JFrog, the US-based software release platform developer that counts computing technology producer Dell among its investors, went public yesterday in a $509m initial public offering on the Nasdaq Global Select Market.
The offering consisted of 8 million shares issued by JFrog and almost 3.7 million additional shares sold by its shareholders. They were priced at $44.00 each, comfortably above the IPO’s $33 to $37 range.
The company’s shares opened at $71.27 yesterday before closing at $64.79, giving it a market cap of more than $5.75bn, up from a $1.5bn valuation in October 2019.
JFrog has built a software platform that allows users to organise and schedule software updates in a continuous flow, a process it describes as liquid software. It increased revenue by more than 50% year on year to $69.3m in the first six months of 2020 while its net loss fell slightly to $430,000.
The offering comes after $227m in funding as of July 2019. Cloud and virtualisation software provider VMware (acquired by Dell in 2016) joined venture capital firm and existing backer Gemini Israel Ventures to supply $7m of series B funding for JFrog in 2014.
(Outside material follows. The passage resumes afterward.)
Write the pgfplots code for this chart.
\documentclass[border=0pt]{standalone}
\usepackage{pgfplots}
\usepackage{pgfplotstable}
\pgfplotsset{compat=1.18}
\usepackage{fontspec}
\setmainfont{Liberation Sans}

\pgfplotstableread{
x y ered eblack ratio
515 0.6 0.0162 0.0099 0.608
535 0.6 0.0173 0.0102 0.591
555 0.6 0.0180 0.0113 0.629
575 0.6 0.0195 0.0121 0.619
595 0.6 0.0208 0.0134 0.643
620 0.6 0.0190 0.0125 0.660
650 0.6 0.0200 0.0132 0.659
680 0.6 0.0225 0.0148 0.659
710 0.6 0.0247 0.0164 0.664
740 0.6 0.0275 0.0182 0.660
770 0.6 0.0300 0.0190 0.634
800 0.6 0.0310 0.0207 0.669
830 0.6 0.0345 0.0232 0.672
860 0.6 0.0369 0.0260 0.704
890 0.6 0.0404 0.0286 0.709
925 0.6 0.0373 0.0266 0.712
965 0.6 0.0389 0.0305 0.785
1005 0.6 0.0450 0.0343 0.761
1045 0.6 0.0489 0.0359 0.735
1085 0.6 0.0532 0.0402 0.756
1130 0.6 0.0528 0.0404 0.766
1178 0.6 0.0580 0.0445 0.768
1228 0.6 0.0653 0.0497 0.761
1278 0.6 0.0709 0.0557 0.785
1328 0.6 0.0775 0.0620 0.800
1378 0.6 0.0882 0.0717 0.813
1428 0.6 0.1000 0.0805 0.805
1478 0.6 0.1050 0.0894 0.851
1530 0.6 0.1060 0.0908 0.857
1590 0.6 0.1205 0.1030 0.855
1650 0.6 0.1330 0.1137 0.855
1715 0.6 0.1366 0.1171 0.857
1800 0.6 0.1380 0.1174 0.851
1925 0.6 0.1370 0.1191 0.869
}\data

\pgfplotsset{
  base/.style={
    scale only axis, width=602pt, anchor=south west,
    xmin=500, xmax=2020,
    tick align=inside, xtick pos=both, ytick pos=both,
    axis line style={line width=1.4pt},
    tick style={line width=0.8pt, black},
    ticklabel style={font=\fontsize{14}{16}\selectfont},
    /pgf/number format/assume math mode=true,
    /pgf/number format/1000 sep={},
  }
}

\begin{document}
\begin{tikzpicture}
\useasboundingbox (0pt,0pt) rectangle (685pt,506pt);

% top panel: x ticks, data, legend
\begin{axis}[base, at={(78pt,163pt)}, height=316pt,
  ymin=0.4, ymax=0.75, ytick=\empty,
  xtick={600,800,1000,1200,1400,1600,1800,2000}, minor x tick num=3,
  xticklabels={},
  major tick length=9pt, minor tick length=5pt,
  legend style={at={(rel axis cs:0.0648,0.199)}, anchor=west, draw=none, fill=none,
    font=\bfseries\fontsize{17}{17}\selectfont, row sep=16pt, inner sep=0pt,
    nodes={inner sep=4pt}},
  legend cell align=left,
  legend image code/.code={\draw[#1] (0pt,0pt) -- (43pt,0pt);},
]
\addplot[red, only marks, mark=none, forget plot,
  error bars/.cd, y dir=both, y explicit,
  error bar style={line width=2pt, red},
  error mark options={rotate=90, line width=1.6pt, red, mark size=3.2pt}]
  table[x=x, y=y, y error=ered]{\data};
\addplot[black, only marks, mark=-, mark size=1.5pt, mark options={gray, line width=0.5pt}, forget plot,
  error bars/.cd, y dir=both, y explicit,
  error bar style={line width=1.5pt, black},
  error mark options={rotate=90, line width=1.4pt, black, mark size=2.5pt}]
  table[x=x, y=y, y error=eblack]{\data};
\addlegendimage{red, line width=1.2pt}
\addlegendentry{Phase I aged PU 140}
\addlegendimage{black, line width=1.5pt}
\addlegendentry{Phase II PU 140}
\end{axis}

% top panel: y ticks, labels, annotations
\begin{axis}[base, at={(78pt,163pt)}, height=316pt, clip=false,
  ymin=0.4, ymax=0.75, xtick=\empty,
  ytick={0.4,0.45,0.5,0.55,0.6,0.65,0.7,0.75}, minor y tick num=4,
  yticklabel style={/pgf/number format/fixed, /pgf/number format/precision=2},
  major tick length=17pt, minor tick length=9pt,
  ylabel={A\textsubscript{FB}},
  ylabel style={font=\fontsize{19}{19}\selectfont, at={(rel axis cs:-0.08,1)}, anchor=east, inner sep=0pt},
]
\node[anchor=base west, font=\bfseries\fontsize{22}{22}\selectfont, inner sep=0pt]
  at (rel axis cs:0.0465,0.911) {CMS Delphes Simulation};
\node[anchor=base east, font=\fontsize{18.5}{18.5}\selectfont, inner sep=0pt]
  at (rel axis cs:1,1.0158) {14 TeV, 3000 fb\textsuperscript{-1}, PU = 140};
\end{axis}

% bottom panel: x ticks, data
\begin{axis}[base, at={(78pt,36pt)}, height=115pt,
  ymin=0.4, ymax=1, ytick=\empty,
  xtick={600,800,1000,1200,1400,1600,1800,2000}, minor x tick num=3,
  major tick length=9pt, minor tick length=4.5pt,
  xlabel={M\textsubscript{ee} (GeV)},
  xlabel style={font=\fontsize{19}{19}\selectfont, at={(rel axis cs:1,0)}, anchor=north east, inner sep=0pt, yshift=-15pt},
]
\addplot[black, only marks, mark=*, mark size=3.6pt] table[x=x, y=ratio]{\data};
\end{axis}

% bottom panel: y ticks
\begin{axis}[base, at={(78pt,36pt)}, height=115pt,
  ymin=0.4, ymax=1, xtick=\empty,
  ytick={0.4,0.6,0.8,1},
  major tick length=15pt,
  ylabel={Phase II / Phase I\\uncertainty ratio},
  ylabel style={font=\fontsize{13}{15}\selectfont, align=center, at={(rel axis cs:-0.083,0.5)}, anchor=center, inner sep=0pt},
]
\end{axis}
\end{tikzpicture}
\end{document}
The company added $50m from Sapphire Ventures, Scale Venture Partners, Battery Ventures, Vintage Investment Partners, Qumra Capital and undisclosed investors through a 2016 series C round.
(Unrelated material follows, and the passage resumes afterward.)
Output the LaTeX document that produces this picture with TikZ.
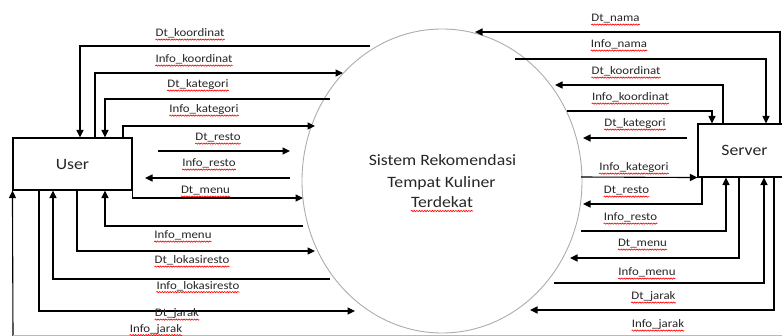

Insight Partners led JFrog’s $165m series D round in late 2018, investing with Dell subsidiary Dell Technologies Capital, Spark Capital, Geodesic Capital, Battery Ventures, Sapphire Ventures, Scale Venture Partners and Vintage Investment Partners at a valuation above $1bn.
JFrog’s largest shareholder is Gemini Israel Ventures, owner of a 15.7% stake diluted to 14.3% in the offering, while Dell’s stake was cut to 8.5%, Sapphire Ventures’ to 9% and Insight Partners’ to 8.9%.
Scale Venture Partners sold $47.7m of shares in the IPO and came out with an 8.6% stake while Qumra Capital divested $46m of shares to emerge with a 3.5% stake.
Morgan Stanley, JP Morgan and BofA Securities are lead book-running managers for the IPO while KeyBanc Capital Markets, Piper Sandler, Stifel, William Blair, Oppenheimer & Co and Needham & Company are co-managers.
The underwriters have a 30-day option to buy nearly 1.74 million extra shares, which would increase the size of the offering to more than $585m.